◆ **GIVEN PROBLEM**: Return the lines below that carry the word "this".

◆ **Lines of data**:
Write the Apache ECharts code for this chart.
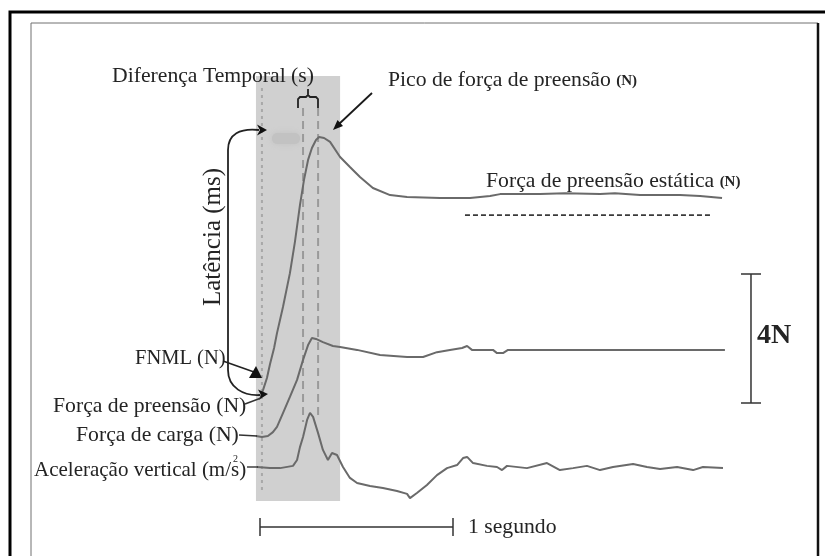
<!DOCTYPE html>
<html><head><meta charset="utf-8">
<script src="https://cdn.jsdelivr.net/npm/echarts@6/dist/echarts.min.js"></script>
<style>html,body{margin:0;padding:0;background:#fff}#c{width:825px;height:556px}</style>
</head><body><div id="c"></div>
<script>
// ---------- DATA (time in s, forces in N, acceleration in m/s²) ----------
const gripTime  = [0.005,0.016,0.036,0.052,0.073,0.088,0.119,0.155,0.181,0.207,0.228,0.249,0.269,0.290,0.306,0.332,0.363,0.415,0.466,0.518,0.585,0.674,0.762,0.933,1.088,1.192,1.244,1.451,1.580,1.762,1.839,1.969,2.176,2.280,2.394];
const gripForce = [0.00,0.19,0.56,0.99,1.49,1.95,2.76,3.81,4.78,5.92,6.70,7.32,7.69,7.94,8.03,8.00,7.88,7.41,7.10,6.79,6.45,6.23,6.17,6.14,6.14,6.20,6.26,6.26,6.29,6.26,6.29,6.23,6.23,6.20,6.14];
const loadTime  = [-0.021,0.010,0.041,0.067,0.088,0.119,0.155,0.192,0.223,0.249,0.269,0.290,0.326,0.378,0.415,0.503,0.622,0.762,0.845,0.917,0.984,1.047,1.073,1.098,1.207,1.228,1.259,1.285,1.600,2.000,2.409];
const loadForce = [0,-0.03,0,0.12,0.28,0.71,1.21,1.74,2.36,2.82,3.04,3.01,2.91,2.79,2.76,2.67,2.51,2.45,2.45,2.60,2.67,2.73,2.79,2.67,2.67,2.57,2.57,2.67,2.67,2.67,2.67];
const accTime   = [-0.016,0.052,0.104,0.171,0.192,0.207,0.223,0.244,0.259,0.275,0.301,0.326,0.352,0.373,0.399,0.430,0.466,0.503,0.570,0.637,0.710,0.762,0.777,0.813,0.865,0.917,0.969,1.021,1.052,1.073,1.104,1.176,1.228,1.254,1.280,1.383,1.487,1.554,1.622,1.694,1.762,1.829,1.933,2.005,2.073,2.161,2.244,2.295,2.399];
const accValue  = [0,-0.04,-0.04,0.04,0.25,0.71,1.07,1.68,1.93,1.79,1.21,0.61,0.25,0.50,0.43,0,-0.39,-0.57,-0.68,-0.75,-0.86,-0.96,-1.11,-0.93,-0.64,-0.29,-0.04,0.07,0.32,0.36,0.14,0.04,0,-0.11,0.04,-0.04,0.14,-0.11,-0.04,0.04,-0.11,0,0.11,0,-0.07,0,-0.11,0,-0.04];
const eventTimes = [0.010, 0.223, 0.301];      // onset, load-force peak, grip-force peak
const shadeSpan  = [-0.021, 0.415];            // shaded window (s)
const staticSpan = [1.062, 2.342];             // static grip force window (s)
const staticGripLevel = 5.61;                  // N
const timeBar  = [0, 1];                       // 1 segundo
const forceBar = [0, 4];                       // 4 N

// ---------- LAYOUT ----------
const W = 825, H = 556, GT = 23;
const X0 = 260, PX_S = 193, XMIN = -1.2, XMAX = 2.9;
const PX_N = 32.25, PX_A = 28;
const gripBase = 396, loadBase = 436, accBase = 467;
function rng(base, ppu){ return {min: -(H - base)/ppu, max: (base - GT)/ppu}; }
const zip = (a,b) => a.slice(0, Math.min(a.length,b.length)).map((v,i)=>[v,b[i]]);
const FONT = '"Liberation Serif", "DejaVu Serif", serif';
const FS = 21.7;
const TXT = '#242424';
const traceStyle = {color:'#6a6a6a', width:2};

const gL = X0 + XMIN*PX_S, gR = W - (X0 + XMAX*PX_S);
const yAxes = [rng(gripBase,PX_N), rng(loadBase,PX_N), rng(accBase,PX_A)].map(r => ({
  type:'value', min:r.min, max:r.max, show:false, scale:true, splitLine:{show:false}
}));

const eventLineLayout = [
  {y1:88, y2:492, dash:[3,4], color:'#a8a8a8', width:2},
  {y1:108, y2:422, dash:[8,5], color:'#9a9a9a', width:2},
  {y1:108, y2:420, dash:[8,5], color:'#9a9a9a', width:2}
];

const mctx = document.createElement('canvas').getContext('2d');
function tw(text, font){ mctx.font = font; return mctx.measureText(text).width; }

function t(x,y,text,size,extra){
  return Object.assign({type:'text', x:x, y:y, z:100, style:Object.assign({
    text:text, font: size + 'px ' + FONT, fill:TXT, textAlign:'left', textVerticalAlign:'middle'}, extra||{})});
}
function ln(x1,y1,x2,y2,w,c){ return {type:'line', z:100, shape:{x1,y1,x2,y2}, style:{stroke:c||'#222', lineWidth:w||1.5}}; }
function poly(pts,c){ return {type:'polygon', z:100, shape:{points:pts}, style:{fill:c||'#111'}}; }

const picoText = 'Pico de força de preensão ';
const estText = 'Força de preensão estática ';
const picoX = 388, estX = 486;
const picoNX = picoX + tw(picoText, FS + 'px ' + FONT);
const estNX = estX + tw(estText, FS + 'px ' + FONT);
const accText = 'Aceleração vertical (m/s)';
const accX = 34, accFS = 21;
const supX = accX + tw('Aceleração vertical (m/', accFS + 'px ' + FONT) + 2;

const chart = echarts.init(document.getElementById('c'), null, {renderer:'canvas'});
chart.setOption({
  backgroundColor:'#fff',
  animation:false,
  grid:{left:gL, right:gR, top:GT, bottom:0, containLabel:false},
  xAxis:{type:'value', min:XMIN, max:XMAX, show:false, splitLine:{show:false}},
  yAxis: yAxes,
  series:[
    { type:'custom', z:1, clip:false, yAxisIndex:0, data:[shadeSpan],
      renderItem:(p,api)=>{
        const a = api.coord([api.value(0),0])[0], b = api.coord([api.value(1),0])[0];
        return {type:'rect', shape:{x:a, y:76, width:b-a, height:501-76}, style:{fill:'#d0d0d0'}};
      }},
    { type:'custom', z:2, clip:false, yAxisIndex:0, data:eventTimes.map(v=>[v,0]),
      renderItem:(p,api)=>{
        const x = api.coord([api.value(0),0])[0], L = eventLineLayout[p.dataIndex];
        return {type:'line', shape:{x1:x,y1:L.y1,x2:x,y2:L.y2}, style:{stroke:L.color, lineWidth:L.width, lineDash:L.dash}};
      }},
    { type:'line', z:3, yAxisIndex:0, data:zip(gripTime,gripForce), showSymbol:false, symbol:'none', lineStyle:traceStyle },
    { type:'line', z:3, yAxisIndex:1, data:zip(loadTime,loadForce), showSymbol:false, symbol:'none', lineStyle:traceStyle },
    { type:'line', z:3, yAxisIndex:2, data:zip(accTime,accValue), showSymbol:false, symbol:'none', lineStyle:traceStyle },
    { type:'line', z:3, yAxisIndex:0, data:[[staticSpan[0],staticGripLevel],[staticSpan[1],staticGripLevel]],
      showSymbol:false, symbol:'none', lineStyle:{color:'#3a3a3a', width:1.6, type:[5,3]} },
    { type:'custom', z:4, clip:false, yAxisIndex:0, data:[timeBar],
      renderItem:(p,api)=>{
        const a = api.coord([api.value(0),0])[0], b = api.coord([api.value(1),0])[0], y = 527;
        const st = {stroke:'#333', lineWidth:1.5};
        return {type:'group', children:[
          {type:'line', shape:{x1:a,y1:y,x2:b,y2:y}, style:st},
          {type:'line', shape:{x1:a,y1:y-9,x2:a,y2:y+9}, style:st},
          {type:'line', shape:{x1:b,y1:y-9,x2:b,y2:y+9}, style:st}]};
      }},
    { type:'custom', z:4, clip:false, yAxisIndex:0, data:[[2.544, forceBar[1]-forceBar[0]]],
      renderItem:(p,api)=>{
        const x = api.coord([api.value(0),0])[0], len = api.size([0, api.value(1)])[1];
        const yb = 403, yt = yb - len, st = {stroke:'#333', lineWidth:1.5};
        return {type:'group', children:[
          {type:'line', shape:{x1:x,y1:yt,x2:x,y2:yb}, style:st},
          {type:'line', shape:{x1:x-10,y1:yt,x2:x+10,y2:yt}, style:st},
          {type:'line', shape:{x1:x-10,y1:yb,x2:x+10,y2:yb}, style:st}]};
      }}
  ],
  graphic:{elements:[
    // frames
    {type:'rect', z:90, shape:{x:10, y:12, width:830, height:600}, style:{fill:'none', stroke:'#000', lineWidth:3}},
    {type:'rect', z:90, shape:{x:31, y:23, width:787, height:600}, style:{fill:'none', stroke:'#707070', lineWidth:1}},
    ln(818,23,818,560,2.5,'#111'),
    // faint smudge near peak
    {type:'rect', z:2, shape:{x:272, y:133, width:28, height:11, r:5}, style:{fill:'#c2c2c2', shadowBlur:6, shadowColor:'#c2c2c2'}},
    // texts
    t(112,76,'Diferença Temporal (s)',FS),
    t(picoX,80,picoText,FS),
    t(picoNX,81,'(N)',15,{font:'bold 15px '+FONT}),
    t(estX,181,estText,FS),
    t(estNX,182,'(N)',15,{font:'bold 15px '+FONT}),
    {type:'text', z:100, x:213, y:237, rotation:Math.PI/2,
      style:{text:'Latência (ms)', font:'25px '+FONT, fill:TXT, textAlign:'center', textVerticalAlign:'middle'}},
    t(135,359,'FNML (N)',20.5),
    t(53,406,'Força de preensão (N)',FS),
    t(76,435,'Força de carga (N)',FS),
    t(accX,470,accText,accFS),
    t(supX,459,'2',10),
    t(468,527,'1 segundo',FS),
    t(757,336,'4N',28,{font:'bold 28px '+FONT}),
    // peak arrow
    ln(372,93,339,124,1.8,'#1a1a1a'),
    poly([[333,130],[343,126],[337.5,120]], '#111'),
    // brace
    {type:'polyline', z:100, shape:{points:[[298,108],[298,99],[300,97],[306,97],[308,95],[308,89],[308,95],[310,97],[316,97],[318,99],[318,108]]},
      style:{stroke:'#222', lineWidth:1.8, fill:null}},
    // latency bracket
    {type:'bezierCurve', z:100, shape:{x1:259,y1:130,cpx1:240,cpy1:128,cpx2:228,cpy2:134,x2:228,y2:150}, style:{stroke:'#222', lineWidth:1.8, fill:null}},
    ln(228,150,228,370,1.8,'#222'),
    {type:'bezierCurve', z:100, shape:{x1:228,y1:370,cpx1:228,cpy1:388,cpx2:244,cpy2:396,x2:260,y2:395}, style:{stroke:'#222', lineWidth:1.8, fill:null}},
    poly([[267,130],[257,124.5],[260,130],[257,135.5]], '#111'),
    poly([[268,394],[258,389.5],[261,395],[258.5,400]], '#111'),
    // FNML arrow
    ln(223,361,254,372,1.6,'#222'),
    poly([[249,378],[262,378],[256,366]], '#111'),
    // label connectors
    ln(245,404,261,398,1.4,'#333'),
    ln(239,435,257,436,1.4,'#333'),
    ln(247,467,258,467,1.4,'#333')
  ]}
});
</script></body></html>
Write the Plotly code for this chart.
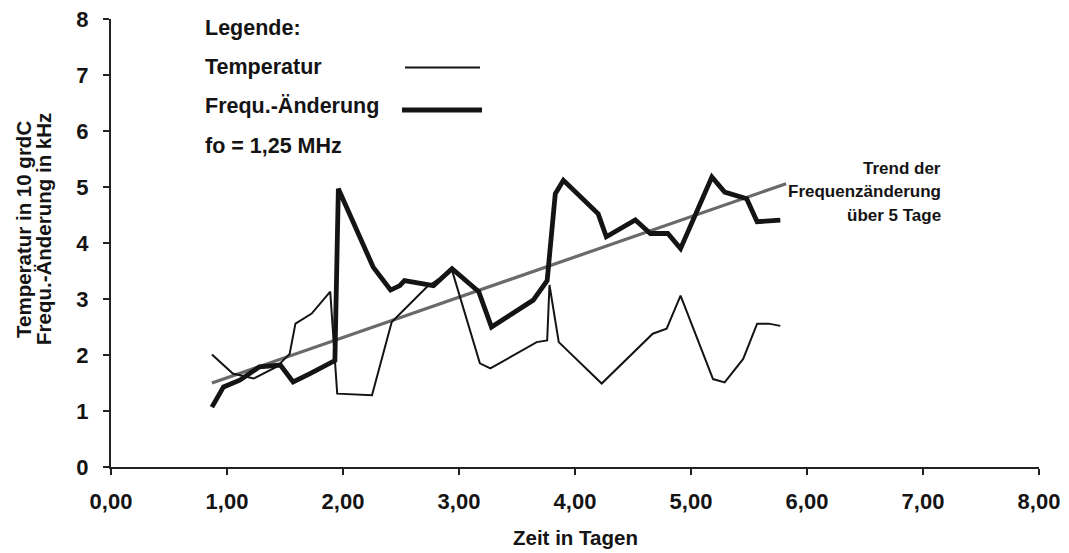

◆ **WRITTEN RESPONSE**:
Write the Apache ECharts code for this chart.
Write the Plotly code for this chart.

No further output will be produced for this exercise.